Gather every line that includes the word "this", please.
(begin)
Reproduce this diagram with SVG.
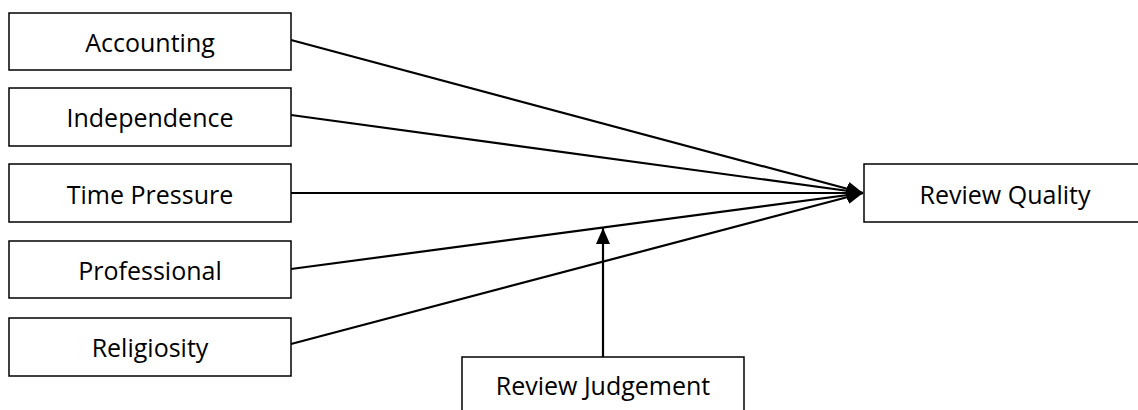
<svg xmlns="http://www.w3.org/2000/svg" width="1138" height="410" viewBox="0 0 1138 410">
<style>
.box{fill:#fff;stroke:#000;stroke-width:1.5}
.lbl{font-family:"Open Sans","Liberation Sans",sans-serif;font-size:25px;fill:#000;text-anchor:middle}
.conn{stroke:#000;stroke-width:2.2;fill:none}
</style>
<defs>
<marker id="ah" markerUnits="userSpaceOnUse" markerWidth="18" markerHeight="16" refX="16" refY="7" orient="auto" viewBox="0 0 18 16">
<path d="M0,0 L16,7 L0,14 z" fill="#000"/>
</marker>
</defs>
<g id="connectors">
<line class="conn" x1="291" y1="40" x2="863" y2="193" marker-end="url(#ah)"/>
<line class="conn" x1="291" y1="115" x2="863" y2="193" marker-end="url(#ah)"/>
<line class="conn" x1="291" y1="193" x2="863" y2="193" marker-end="url(#ah)"/>
<line class="conn" x1="291" y1="269" x2="863" y2="193" marker-end="url(#ah)"/>
<line class="conn" x1="291" y1="344" x2="863" y2="193" marker-end="url(#ah)"/>
<line class="conn" x1="603" y1="357" x2="603" y2="228" marker-end="url(#ah)"/>
</g>
<g id="accounting"><rect class="box" x="9" y="13" width="282" height="57"/><text class="lbl" x="150" y="52">Accounting</text></g>
<g id="independence"><rect class="box" x="9" y="88" width="282" height="58"/><text class="lbl" x="150" y="127">Independence</text></g>
<g id="time-pressure"><rect class="box" x="9" y="164" width="282" height="58"/><text class="lbl" x="150" y="203.5">Time Pressure</text></g>
<g id="professional"><rect class="box" x="9" y="241" width="282" height="57"/><text class="lbl" x="150" y="280">Professional</text></g>
<g id="religiosity"><rect class="box" x="9" y="318" width="282" height="58"/><text class="lbl" x="150" y="357">Religiosity</text></g>
<g id="review-quality"><rect class="box" x="864" y="164" width="280" height="58"/><text class="lbl" x="1005" y="204">Review Quality</text></g>
<g id="review-judgement"><rect class="box" x="462" y="357" width="282" height="60"/><text class="lbl" x="603" y="395">Review Judgement</text></g>
</svg>
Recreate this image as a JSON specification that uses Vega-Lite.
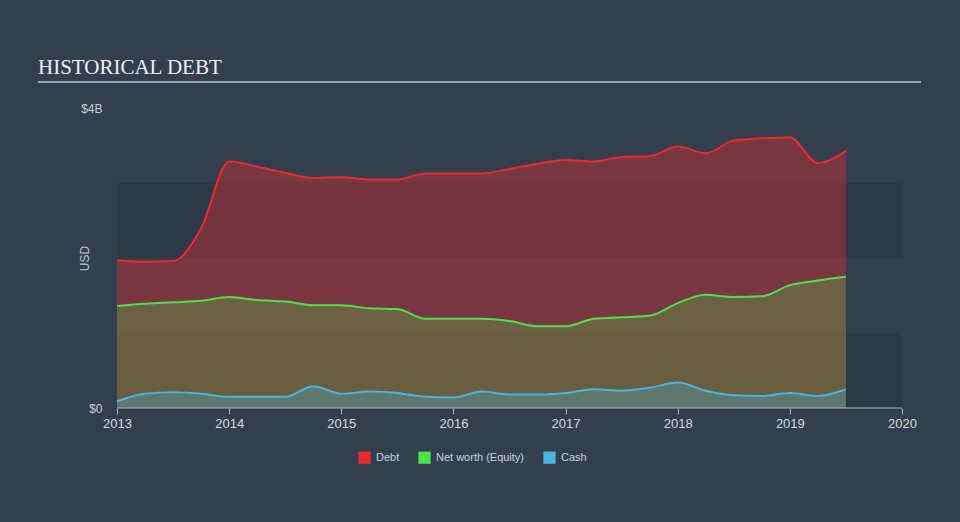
{
  "$schema": "https://vega.github.io/schema/vega-lite/v6.json",
  "width": 883,
  "height": 326,
  "autosize": {"type": "none"},
  "padding": {"left": 38, "top": 82, "right": 39, "bottom": 114},
  "background": "#333f4f",
  "config": {
    "view": {"stroke": null},
    "font": "Liberation Sans",
    "axis": {"grid": false}
  },
  "title": {
    "text": "HISTORICAL DEBT",
    "anchor": "start",
    "frame": "group",
    "font": "Liberation Serif",
    "fontSize": 21,
    "fontWeight": "normal",
    "color": "#eef0f2",
    "baseline": "alphabetic",
    "offset": -14
  },
  "datasets": {
    "fin": [
      {"t": 2013.0, "s": "Debt", "v": 1.97},
      {"t": 2013.25, "s": "Debt", "v": 1.95},
      {"t": 2013.5, "s": "Debt", "v": 1.96},
      {"t": 2013.75, "s": "Debt", "v": 2.4},
      {"t": 2014.0, "s": "Debt", "v": 3.29},
      {"t": 2014.25, "s": "Debt", "v": 3.22},
      {"t": 2014.5, "s": "Debt", "v": 3.14},
      {"t": 2014.75, "s": "Debt", "v": 3.07},
      {"t": 2015.0, "s": "Debt", "v": 3.08},
      {"t": 2015.25, "s": "Debt", "v": 3.05},
      {"t": 2015.5, "s": "Debt", "v": 3.05},
      {"t": 2015.75, "s": "Debt", "v": 3.13},
      {"t": 2016.0, "s": "Debt", "v": 3.13},
      {"t": 2016.25, "s": "Debt", "v": 3.13},
      {"t": 2016.5, "s": "Debt", "v": 3.19},
      {"t": 2016.75, "s": "Debt", "v": 3.26},
      {"t": 2017.0, "s": "Debt", "v": 3.31},
      {"t": 2017.25, "s": "Debt", "v": 3.29},
      {"t": 2017.5, "s": "Debt", "v": 3.35},
      {"t": 2017.75, "s": "Debt", "v": 3.36},
      {"t": 2018.0, "s": "Debt", "v": 3.49},
      {"t": 2018.25, "s": "Debt", "v": 3.40},
      {"t": 2018.5, "s": "Debt", "v": 3.57},
      {"t": 2018.75, "s": "Debt", "v": 3.60},
      {"t": 2019.0, "s": "Debt", "v": 3.61},
      {"t": 2019.25, "s": "Debt", "v": 3.27},
      {"t": 2019.5, "s": "Debt", "v": 3.43},
      {"t": 2013.0, "s": "Net worth (Equity)", "v": 1.36},
      {"t": 2013.25, "s": "Net worth (Equity)", "v": 1.39},
      {"t": 2013.5, "s": "Net worth (Equity)", "v": 1.41},
      {"t": 2013.75, "s": "Net worth (Equity)", "v": 1.43},
      {"t": 2014.0, "s": "Net worth (Equity)", "v": 1.48},
      {"t": 2014.25, "s": "Net worth (Equity)", "v": 1.44},
      {"t": 2014.5, "s": "Net worth (Equity)", "v": 1.42},
      {"t": 2014.75, "s": "Net worth (Equity)", "v": 1.37},
      {"t": 2015.0, "s": "Net worth (Equity)", "v": 1.37},
      {"t": 2015.25, "s": "Net worth (Equity)", "v": 1.33},
      {"t": 2015.5, "s": "Net worth (Equity)", "v": 1.32},
      {"t": 2015.75, "s": "Net worth (Equity)", "v": 1.19},
      {"t": 2016.0, "s": "Net worth (Equity)", "v": 1.19},
      {"t": 2016.25, "s": "Net worth (Equity)", "v": 1.19},
      {"t": 2016.5, "s": "Net worth (Equity)", "v": 1.16},
      {"t": 2016.75, "s": "Net worth (Equity)", "v": 1.09},
      {"t": 2017.0, "s": "Net worth (Equity)", "v": 1.09},
      {"t": 2017.25, "s": "Net worth (Equity)", "v": 1.19},
      {"t": 2017.5, "s": "Net worth (Equity)", "v": 1.21},
      {"t": 2017.75, "s": "Net worth (Equity)", "v": 1.23},
      {"t": 2018.0, "s": "Net worth (Equity)", "v": 1.40},
      {"t": 2018.25, "s": "Net worth (Equity)", "v": 1.51},
      {"t": 2018.5, "s": "Net worth (Equity)", "v": 1.48},
      {"t": 2018.75, "s": "Net worth (Equity)", "v": 1.49},
      {"t": 2019.0, "s": "Net worth (Equity)", "v": 1.64},
      {"t": 2019.25, "s": "Net worth (Equity)", "v": 1.70},
      {"t": 2019.5, "s": "Net worth (Equity)", "v": 1.75},
      {"t": 2013.0, "s": "Cash", "v": 0.09},
      {"t": 2013.25, "s": "Cash", "v": 0.19},
      {"t": 2013.5, "s": "Cash", "v": 0.21},
      {"t": 2013.75, "s": "Cash", "v": 0.19},
      {"t": 2014.0, "s": "Cash", "v": 0.15},
      {"t": 2014.25, "s": "Cash", "v": 0.15},
      {"t": 2014.5, "s": "Cash", "v": 0.15},
      {"t": 2014.75, "s": "Cash", "v": 0.29},
      {"t": 2015.0, "s": "Cash", "v": 0.19},
      {"t": 2015.25, "s": "Cash", "v": 0.22},
      {"t": 2015.5, "s": "Cash", "v": 0.20},
      {"t": 2015.75, "s": "Cash", "v": 0.15},
      {"t": 2016.0, "s": "Cash", "v": 0.14},
      {"t": 2016.25, "s": "Cash", "v": 0.22},
      {"t": 2016.5, "s": "Cash", "v": 0.18},
      {"t": 2016.75, "s": "Cash", "v": 0.18},
      {"t": 2017.0, "s": "Cash", "v": 0.20},
      {"t": 2017.25, "s": "Cash", "v": 0.25},
      {"t": 2017.5, "s": "Cash", "v": 0.23},
      {"t": 2017.75, "s": "Cash", "v": 0.27},
      {"t": 2018.0, "s": "Cash", "v": 0.34},
      {"t": 2018.25, "s": "Cash", "v": 0.23},
      {"t": 2018.5, "s": "Cash", "v": 0.17},
      {"t": 2018.75, "s": "Cash", "v": 0.16},
      {"t": 2019.0, "s": "Cash", "v": 0.20},
      {"t": 2019.25, "s": "Cash", "v": 0.16},
      {"t": 2019.5, "s": "Cash", "v": 0.25}
    ],
    "bands": [
      {"x0": 2013, "x1": 2020, "y0": 0, "y1": 1},
      {"x0": 2013, "x1": 2020, "y0": 2, "y1": 3}
    ],
    "baseline": [
      {"x0": 2013, "x1": 2020, "y0": 0}
    ],
    "underline": [
      {"x0": 2012.2955, "x1": 2020.1697, "y0": 4.35}
    ]
  },
  "layer": [
    {
      "data": {"name": "bands"},
      "mark": {"type": "rect", "color": "#2d3948"},
      "encoding": {
        "x": {"field": "x0", "type": "quantitative", "scale": {"domain": [2012.2955, 2020.1697], "nice": false, "zero": false},
          "axis": {"values": [2013, 2014, 2015, 2016, 2017, 2018, 2019, 2020], "format": "d", "title": null, "domain": false,
            "tickColor": "#a9b4c0", "tickSize": 6, "labelColor": "#d4d9de", "labelFontSize": 13, "labelPadding": 3}},
        "x2": {"field": "x1"},
        "y": {"field": "y0", "type": "quantitative", "scale": {"domain": [0, 4.35], "nice": false},
          "axis": {"values": [0, 4], "labelExpr": "datum.value == 0 ? '$0' : '$' + datum.value + 'B'", "offset": -79,
            "domain": false, "ticks": false, "labelPadding": 15, "labelColor": "#c9cfd6", "labelFontSize": 12,
            "title": "USD", "titleColor": "#c0c7ce", "titleFontSize": 12, "titleFontWeight": "normal",
            "titleX": -33, "titleY": 176, "titleAlign": "center", "titleBaseline": "middle"}},
        "y2": {"field": "y1"}
      }
    },
    {
      "data": {"name": "fin"},
      "transform": [{"filter": "datum.s === 'Debt'"}],
      "mark": {"type": "area", "interpolate": "monotone", "fillOpacity": 0.38},
      "encoding": {
        "x": {"field": "t", "type": "quantitative"},
        "y": {"field": "v", "type": "quantitative", "stack": null},
        "color": {"field": "s", "type": "nominal",
          "scale": {"domain": ["Debt", "Net worth (Equity)", "Cash"], "range": ["#ec2a2e", "#4be04c", "#47b5dc"]},
          "legend": {"orient": "none", "legendX": 320, "legendY": 369, "direction": "horizontal", "title": null,
            "symbolType": "square", "symbolSize": 150, "symbolOpacity": 1, "symbolStrokeWidth": 0,
            "labelColor": "#c9cfd6", "labelFontSize": 11, "labelOffset": 5, "columnPadding": 18}}
      }
    },
    {
      "data": {"name": "fin"},
      "transform": [{"filter": "datum.s === 'Net worth (Equity)'"}],
      "mark": {"type": "area", "interpolate": "monotone", "fillOpacity": 0.25},
      "encoding": {
        "x": {"field": "t", "type": "quantitative"},
        "y": {"field": "v", "type": "quantitative", "stack": null},
        "color": {"field": "s", "type": "nominal"}
      }
    },
    {
      "data": {"name": "fin"},
      "transform": [{"filter": "datum.s === 'Cash'"}],
      "mark": {"type": "area", "interpolate": "monotone", "fillOpacity": 0.3},
      "encoding": {
        "x": {"field": "t", "type": "quantitative"},
        "y": {"field": "v", "type": "quantitative", "stack": null},
        "color": {"field": "s", "type": "nominal"}
      }
    },
    {
      "data": {"name": "fin"},
      "mark": {"type": "line", "interpolate": "monotone", "strokeWidth": 2},
      "encoding": {
        "x": {"field": "t", "type": "quantitative"},
        "y": {"field": "v", "type": "quantitative"},
        "color": {"field": "s", "type": "nominal"}
      }
    },
    {
      "data": {"name": "baseline"},
      "mark": {"type": "rule", "color": "#a9b4c0", "strokeWidth": 1},
      "encoding": {
        "x": {"field": "x0", "type": "quantitative"},
        "x2": {"field": "x1"},
        "y": {"field": "y0", "type": "quantitative"}
      }
    },
    {
      "data": {"name": "underline"},
      "mark": {"type": "rule", "color": "#9ea4ab", "strokeWidth": 2},
      "encoding": {
        "x": {"field": "x0", "type": "quantitative"},
        "x2": {"field": "x1"},
        "y": {"field": "y0", "type": "quantitative"}
      }
    }
  ]
}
(end)
• Task result:
Reproduce this diagram with SVG.
Recreate this image as a JSON specification that uses Vega-Lite.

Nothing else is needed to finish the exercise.